車が通りを走るたび、舞い上がる砂煙で辺りが薄茶色ににじむ。舗装道路がない色丹島[MAP↗]
では、晴れが続くと砂ぼこり、雨が続くとぬかるみが、集落の景色の一部となる。
島は面積248㎢と小樽市ほどの広さ。住民は3000人弱という。住居があるのは日本名「斜古丹(しゃこたん)」「穴澗(あなま)」の2地区で、どちらも古びた木造家屋が並ぶ。海岸部では、赤銅色にさびた廃船があちこちで放置されていた。
都市化が進んでいない分、豊かな自然に恵まれている。島の大部分は緑に覆われたなだらかな丘陵地。集落のそばでは放牧された牛が寝そべったり歩いたりしている。静寂の中、ゆったりとした空気が流れていた。

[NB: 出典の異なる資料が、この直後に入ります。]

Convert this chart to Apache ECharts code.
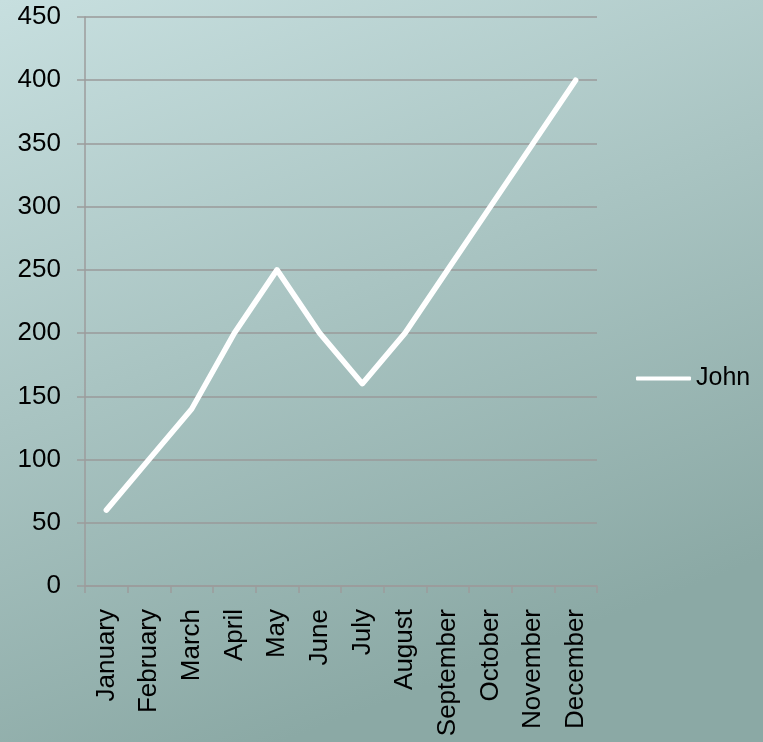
<!DOCTYPE html>
<html>
<head>
<meta charset="utf-8">
<script src="https://cdn.jsdelivr.net/npm/echarts@6/dist/echarts.min.js"></script>
<style>
html,body{margin:0;padding:0;}
#chart{width:763px;height:742px;}
</style>
</head>
<body>
<div id="chart"></div>
<script>
var categories = ['January','February','March','April','May','June','July','August','September','October','November','December'];
var johnValues = [60, 100, 140, 200, 250, 200, 160, 200, 250, 300, 350, 400];
var seriesName = 'John';

var chart = echarts.init(document.getElementById('chart'));
chart.setOption({
  animation: false,
  backgroundColor: new echarts.graphic.LinearGradient(0, 0, 0.37, 1, [
    {offset: 0, color: '#c7dfdf'},
    {offset: 1, color: '#8ba9a5'}
  ]),
  textStyle: {fontFamily: 'Liberation Sans, Arial, sans-serif'},
  grid: {left: 85, right: 166, top: 17, bottom: 156, containLabel: false},
  legend: {
    data: [seriesName],
    orient: 'vertical',
    left: 636,
    top: 366,
    padding: 0,
    icon: 'roundRect',
    itemWidth: 55,
    itemHeight: 4,
    itemGap: 6,
    textStyle: {fontSize: 25, color: '#000', padding: [0,0,0,0]}
  },
  xAxis: {
    type: 'category',
    data: categories,
    boundaryGap: true,
    axisLine: {show: true, lineStyle: {color: '#9c9c9c', width: 1.5}},
    axisTick: {show: true, length: 7, lineStyle: {color: '#9c9c9c', width: 1.5}},
    axisLabel: {rotate: 90, fontSize: 26, color: '#000', margin: 23, interval: 0}
  },
  yAxis: {
    type: 'value',
    min: 0,
    max: 450,
    interval: 50,
    axisLine: {show: true, lineStyle: {color: '#9c9c9c', width: 1.5}},
    axisTick: {show: true, length: 8, lineStyle: {color: '#9c9c9c', width: 1.5}},
    axisLabel: {fontSize: 26, color: '#000', margin: 24},
    splitLine: {show: true, lineStyle: {color: '#9a9a9a', width: 1.5}}
  },
  series: [{
    name: seriesName,
    type: 'line',
    data: johnValues,
    symbol: 'none',
    color: '#ffffff',
    lineStyle: {color: '#ffffff', width: 5.5, cap: 'round', join: 'round'}
  }]
});
</script>
</body>
</html>
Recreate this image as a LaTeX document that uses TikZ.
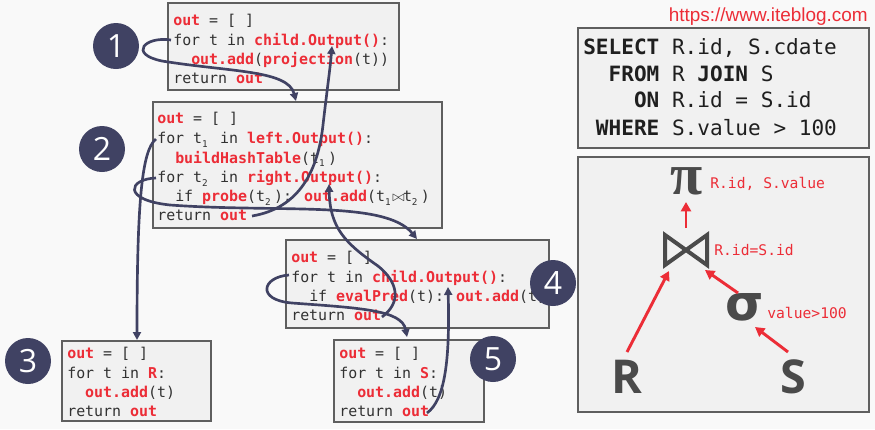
\documentclass[tikz,border=0pt]{standalone}
\usepackage{fontspec}
\setmainfont{DejaVu Sans}
\newfontfamily\codefont{DejaVu Sans Mono}
\newfontfamily\urlfont{Liberation Sans}
\newfontfamily\numfont{Open Sans}
\newfontfamily\symfont{DejaVu Sans}
\newfontfamily\pifont{Liberation Serif}
\usetikzlibrary{arrows.meta,fit}
\definecolor{kred}{RGB}{236,45,55}
\definecolor{kgray}{RGB}{50,50,50}
\definecolor{knavy}{RGB}{64,66,99}
\definecolor{kfill}{RGB}{241,241,241}
\definecolor{kborder}{RGB}{95,95,95}
\definecolor{ksym}{RGB}{74,74,74}
\definecolor{kbg}{RGB}{249,249,249}
\newcommand{\rd}[1]{\textcolor{kred}{\bfseries #1}}
\newcommand{\subn}[1]{\makebox[0.602em][l]{\raisebox{-0.45ex}{\fontsize{7pt}{7pt}\selectfont #1}}}
\newcommand{\bowch}{\makebox[0.602em]{$\bowtie$}}
\begin{document}
\begin{tikzpicture}[x=0.75pt,y=-0.75pt,
  code/.style={font=\codefont\fontsize{11.2pt}{13pt}\selectfont, text=kgray, inner sep=0, anchor=base west},
  sql/.style={font=\codefont\fontsize{15.8pt}{18pt}\selectfont, text=black!88, inner sep=0, anchor=base west},
  lbl/.style={font=\codefont\fontsize{11pt}{13pt}\selectfont, text=kred, inner sep=0, anchor=base west},
  codebox/.style={draw=kborder, line width=1.3pt, fill=kfill, inner sep=0},
  num/.style={circle, fill=knavy, minimum size=34.5pt, inner sep=0, text=white, font=\numfont\fontsize{24pt}{24pt}\selectfont},
  flow/.style={draw=knavy, line width=2pt, -{Triangle[length=6pt,width=6pt]}},
  tarrow/.style={draw=kred, line width=2.2pt, -{Triangle[length=7pt,width=7.5pt]}},
  sym/.style={text=ksym, inner sep=0}]
\fill[kbg] (0,0) rectangle (875,429);
\useasboundingbox (0,0) rectangle (875,429);

% boxes
\node[codebox, fit={(168,3)(399,90)}] (b1) {};
\node[codebox, fit={(153,102)(442,228)}] (b2) {};
\node[codebox, fit={(62,341)(211,421)}] (b3) {};
\node[codebox, fit={(286,240)(549,328)}] (b4) {};
\node[codebox, fit={(334,340)(484,422)}] (b5) {};
\node[codebox, fit={(578,28)(869,148)}] (sqlbox) {};
\node[codebox, fit={(578,157)(869,412)}] (treebox) {};

% box 1
\node[code] (t11) at (173,25.5) {\rd{out} = [ ]};
\node[code] (t12) at (173,45) {for t in \rd{child.Output()}:};
\node[code] (t13) at (173,64.5) {\ \ \rd{out.add}(\rd{projection}(t))};
\node[code] (t14) at (173,83.5) {return \rd{out}};
% box 2
\node[code] (t21) at (157,123.5) {\rd{out} = [ ]};
\node[code] (t22) at (157,143.5) {for t\subn{1} in \rd{left.Output()}:};
\node[code] (t23) at (157,163) {\ \ \rd{buildHashTable}(t\subn{1})};
\node[code] (t24) at (157,182.5) {for t\subn{2} in \rd{right.Output()}:};
\node[code] (t25) at (157,201.5) {\ \ if \rd{probe}(t\subn{2}): \rd{out.add}(t\subn{1}\bowch t\subn{2})};
\node[code] (t26) at (157,220.5) {return \rd{out}};
% box 3
\node[code] (t31) at (67,358.5) {\rd{out} = [ ]};
\node[code] (t32) at (67,378.5) {for t in \rd{R}:};
\node[code] (t33) at (67,397.5) {\ \ \rd{out.add}(t)};
\node[code] (t34) at (67,416.5) {return \rd{out}};
% box 4
\node[code] (t41) at (291,262.5) {\rd{out} = [ ]};
\node[code] (t42) at (291,282) {for t in \rd{child.Output()}:};
\node[code] (t43) at (291,301.5) {\ \ if \rd{evalPred}(t): \rd{out.add}(t)};
\node[code] (t44) at (291,320.5) {return \rd{out}};
% box 5
\node[code] (t51) at (339,358.5) {\rd{out} = [ ]};
\node[code] (t52) at (339,378.5) {for t in \rd{S}:};
\node[code] (t53) at (339,397.5) {\ \ \rd{out.add}(t)};
\node[code] (t54) at (339,416.5) {return \rd{out}};

% SQL
\node[sql] (q1) at (583,54.7) {\textbf{SELECT} R.id, S.cdate};
\node[sql] (q2) at (583,81.2) {\ \ \textbf{FROM} R \textbf{JOIN} S};
\node[sql] (q3) at (583,107.7) {\ \ \ \ \textbf{ON} R.id = S.id};
\node[sql] (q4) at (583,135.7) {\ \textbf{WHERE} S.value > 100};

% url
\node[font=\urlfont\fontsize{14.2pt}{16pt}\selectfont, text=kred, inner sep=0, anchor=base east] (url) at (868,21.5) {https://www.iteblog.com};

% tree
\node[sym, font=\pifont\bfseries\fontsize{44pt}{44pt}\selectfont] (pi) at (687,181) {π};
\node[lbl] (pil) at (710,188) {R.id, S.value};
\coordinate (join) at (686,250);
\draw[ksym, line width=3pt, line join=miter] (665,235) -- (665,265) -- (707,235) -- (707,265) -- cycle;
\node[lbl] (joinl) at (714,255) {R.id=S.id};
\node[sym, font=\symfont\bfseries\fontsize{37pt}{37pt}\selectfont] (sig) at (745,307) {σ};
\node[lbl] (sigl) at (767,318) {value>100};
\node[sym, font=\numfont\bfseries\fontsize{35pt}{35pt}\selectfont] (R) at (627,377) {R};
\node[sym, font=\numfont\bfseries\fontsize{35pt}{35pt}\selectfont] (S) at (793,377) {S};
\coordinate (pjs) at (686,228); \coordinate (pje) at (686,202);
\coordinate (rjs) at (627,352); \coordinate (rje) at (669,271);
\coordinate (sjs) at (738,293); \coordinate (sje) at (705,270);
\coordinate (sss) at (788,352); \coordinate (sse) at (755,327);
\draw[tarrow] (pjs) -- (pje);
\draw[tarrow] (rjs) -- (rje);
\draw[tarrow] (sjs) -- (sje);
\draw[tarrow] (sss) -- (sse);

% flow curves
\coordinate (a0) at (171,40); \coordinate (a1) at (296,101);
\draw[flow] (a0) .. controls (145,36) and (128,54) .. (162,61) .. controls (230,72) and (288,70) .. (a1);
\coordinate (c0) at (252,216); \coordinate (c1) at (332,46);
\draw[flow] (c0) .. controls (300,208) and (318,170) .. (323,125) .. controls (327,90) and (330,70) .. (c1);
\coordinate (d0) at (156,139); \coordinate (d1) at (137,340);
\draw[flow] (d0) .. controls (142,150) and (137,200) .. (d1);
\coordinate (e0) at (156,178); \coordinate (e1) at (417,239);
\draw[flow] (e0) .. controls (128,179) and (122,200) .. (170,205) .. controls (280,213) and (385,200) .. (e1);
\coordinate (g0) at (289,275); \coordinate (g1) at (407,337);
\draw[flow] (g0) .. controls (262,277) and (256,300) .. (292,303) .. controls (360,308) and (402,310) .. (g1);
\coordinate (h0) at (382,317); \coordinate (h1) at (329,184);
\draw[flow] (h0) .. controls (402,302) and (398,282) .. (378,266) .. controls (345,243) and (330,228) .. (h1);
\coordinate (f0) at (427,413); \coordinate (f1) at (448,287);
\draw[flow] (f0) .. controls (445,400) and (450,360) .. (f1);

% numbers
\node[num] (n1) at (116,46) {1};
\node[num] (n2) at (102,149) {2};
\node[num] (n3) at (28,361) {3};
\node[num] (n4) at (553,283) {4};
\node[num] (n5) at (493,359) {5};
\end{tikzpicture}
\end{document}
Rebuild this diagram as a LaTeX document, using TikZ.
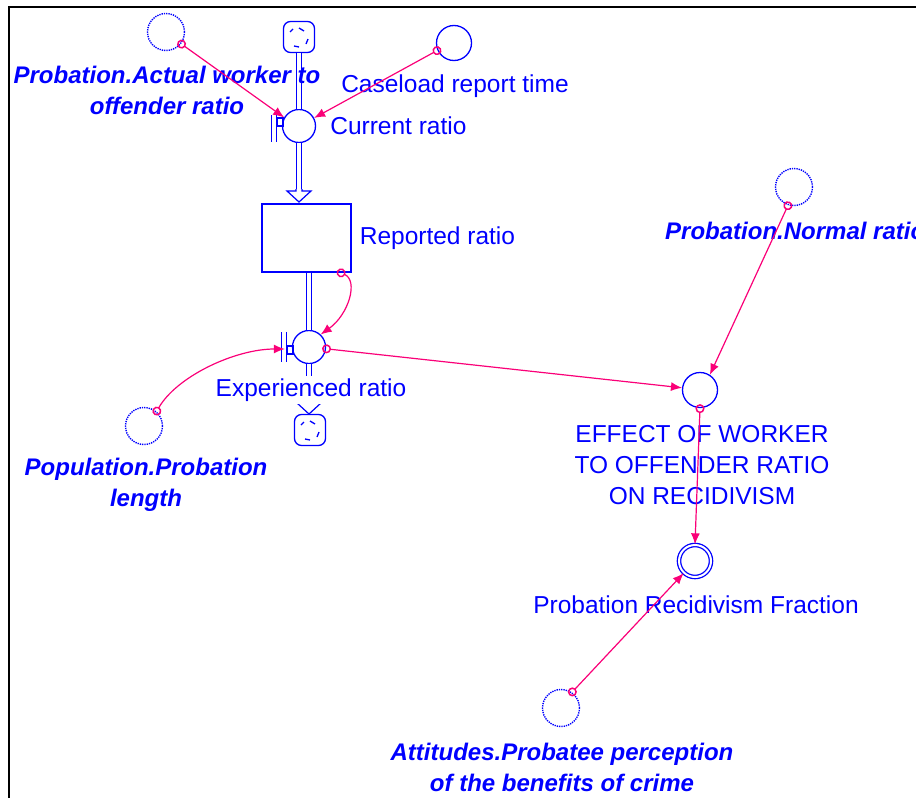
\documentclass[tikz,border=0pt]{standalone}
\usepackage{fontspec}
\setmainfont{Liberation Sans}
\usetikzlibrary{arrows.meta,positioning}
\definecolor{vblue}{RGB}{0,0,255}
\definecolor{vpink}{RGB}{250,0,120}
\tikzset{
    aux/.style={circle,draw=vblue,fill=white,line width=1.3pt,minimum size=35pt,inner sep=0pt},
    ghost/.style={aux,densely dotted,line width=1.4pt,minimum size=37pt},
    valve/.style={aux,minimum size=33pt},
    dblaux/.style={aux,minimum size=32pt,double=white,double distance=2pt},
    stock/.style={rectangle,draw=vblue,fill=white,line width=1.3pt,minimum width=89pt,minimum height=68pt},
    cloudbox/.style={rectangle,rounded corners=7pt,draw=vblue,fill=white,line width=1.3pt,
        minimum width=31pt,minimum height=31pt,inner sep=0pt,
        path picture={\draw[vblue,line width=1.3pt]
            (path picture bounding box.center) ++(-9,-5) -- ++(3,-3)
            ++(6,-1) -- ++(5,3) ++(4,8) -- ++(-2,5) ++(-7,3) -- ++(-5,-1);}},
    pipe/.style={draw=vblue,double=white,double distance=4pt,line width=1.2pt},
    link/.style={vpink,line width=1.2pt,shorten <=-4pt,
        {Circle[open,length=9pt,width=9pt,line width=1.5pt]}-{Latex[length=11pt,width=9pt]}},
    txt/.style={text=vblue,font=\fontsize{24.5}{31}\selectfont,align=center,inner sep=0pt},
    gtxt/.style={txt,font=\fontsize{24}{31}\selectfont\bfseries\itshape},
    pics/flowtip/.style={code={\draw[vblue,fill=white,line width=1.2pt]
        (-3,-2) -- (-3,0) -- (-12,0) -- (0,11) -- (12,0) -- (3,0) -- (3,-2);}}
}
\begin{document}
\begin{tikzpicture}[x=1pt,y=-1pt]
    \useasboundingbox (0,0) rectangle (916,798);
    \draw[line width=2.5pt] (9,798) -- (9,7) -- (916,7);

    \node[cloudbox] (src) at (299,37) {};
    \node[valve] (cur) at (299,126) {};
    \node[stock] (rep) at (306.5,238) {};
    \node[valve] (exp) at (309,347) {};
    \node[cloudbox] (sink) at (310,430) {};

    \node[ghost] (act) at (166,32) {};
    \node[aux] (cas) at (454,43) {};
    \node[ghost] (pop) at (144,426) {};
    \node[ghost] (norm) at (794,187) {};
    \node[aux] (eff) at (700,390) {};
    \node[dblaux] (frac) at (695,561) {};
    \node[ghost] (att) at (561,708) {};

    \coordinate (in1) at (299,191);
    \coordinate (in2) at (309,403);
    \draw[pipe] (src) -- (cur);
    \draw[pipe] (cur) -- (in1);
    \pic at (in1) {flowtip};
    \draw[pipe] (exp |- rep.south) -- (exp);
    \draw[pipe] (exp) -- (in2);
    \pic at (in2) {flowtip};

    \draw[pipe] (cur.center) ++(-25,-11) -- ++(0,27);
    \draw[vblue,line width=1.2pt] (cur.center) ++(-22,-8) rectangle ++(6,8);
    \draw[pipe] (exp.center) ++(-25,-15) -- ++(0,30);
    \draw[vblue,line width=1.2pt] (exp.center) ++(-22,-1) rectangle ++(6,8);

    \node[gtxt] (actlbl) at (167,90) {Probation.Actual worker to\\offender ratio};
    \node[txt] (caslbl) at (455,86) {Caseload report time};
    \node[txt,right=14pt of cur] (curlbl) {Current ratio};
    \node[txt,right=8pt of rep] (replbl) {Reported ratio};
    \node[txt,fill=white,inner ysep=3pt] (explbl) at (311,390) {Experienced ratio};
    \node[gtxt] (poplbl) at (146,485) {Population.Probation\\length};
    \node[gtxt,anchor=west] (normlbl) at (665,231) {Probation.Normal ratio};
    \node[txt] (efflbl) at (702,465) {EFFECT OF WORKER\\TO OFFENDER RATIO\\ON RECIDIVISM};
    \node[txt] (fraclbl) at (696,605) {Probation Recidivism Fraction};
    \node[gtxt] (attlbl) at (562,767) {Attitudes.Probatee perception\\of the benefits of crime};

    \draw[link] (act.-38) -- (cur.150);
    \draw[link] (cas.204) -- (cur.28);
    \draw[link] (pop.49) .. controls +(20,-35) and +(-50,0) .. ([xshift=-7pt,yshift=-2pt]exp.west);
    \draw[link] ([xshift=-11pt]rep.south east) .. controls +(18,8) and +(28,-20) .. (exp.47);
    \draw[link] (exp.-6) -- (eff.173);
    \draw[link] (norm.252) -- (eff.57);
    \draw[link] (eff.south) -- (frac.north);
    \draw[link] (att.55) -- (frac.227);
\end{tikzpicture}
\end{document}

「見せたい絶景ポイントがたくさんある」「最近は欧米からも旅行者が来るようになった」。現島民のロシア人から誇らしげな発言が相次ぐ。5月25日、島内の文化会館で開かれた、訪問団と現島民の意見交換会だ。ビザなし交流は住民間の親善を基本とする。帰属問題には触れず、主催者の決めたテーマで友好的に話し合う。
今回は「観光」がテーマだった。全団員と現島民30人前後が混ざり、4グループに分かれて約1時間半懇談。最後に、島は観光資源が豊富な半面、ホテルや公共トイレなどインフラが未整備といったまとめが報告された。
ビザなし訪問はこのほか学校や工場などの視察、家庭訪問、日本人墓地へのお参りなどで構成する。以前は一部に自由行動もあったようだが、今はロシア側が承諾した日程での完全な集団行動だ。領土返還という大目標への貢献度については常に議論があるものの、島の現状を知る機会として貴重なのも事実だ。
島々のうち住民がいるのは択捉、国後、色丹の3島。この中で色丹は極端に開発の遅れた島といわれてきたが、今回、随所で変化を目にした。
例えば食品や日用品。訪問団は滞在中、小型スーパーマーケット計4カ所に立ち寄った。十数年ぶりに参加したという根室市の会社経営者は「商品が少なかった前回に比べ品ぞろえが格段に良くなった」と驚いた。
島では今春、インターネットの光回線が容量無制限で開通。スマートフォンやパソコンを扱う家電店もある。近くの丘の上に、軍関係者や国家公務員向けの新しいアパートが見える。2年前には大きな病院や、スポーツ施設もできた。
色丹の開発は、北方領土問題の中で特別な意味を持つ。色丹と歯舞群島が、1956年の日ソ共同宣言で、平和条約締結後に日本に引き渡すと明記された島だからだ。
プーチン現大統領を含めロシアの歴代元首も同宣言に基づいて交渉するとしている。メドベージェフ前大統領は日本側の反発を織り込んだ上で択捉、国後を訪ねた一方、色丹、歯舞は避けた。
旧ソ連やロシア政府が「日本に渡すかもしれない島の発展は無用」と考えたかどうかは不明だが、道路、住宅、公的施設といった開発が進むのは択捉、国後ばかりという時代が長く続いた。今、舗装道路がないのは色丹のみ。ただ、これも来年には舗装される見通しだ。
手付かずに近かった色丹島を本格開発し始めたロシア。日本側が手をこまねく間に、止まっていた時計の針は動き始めた。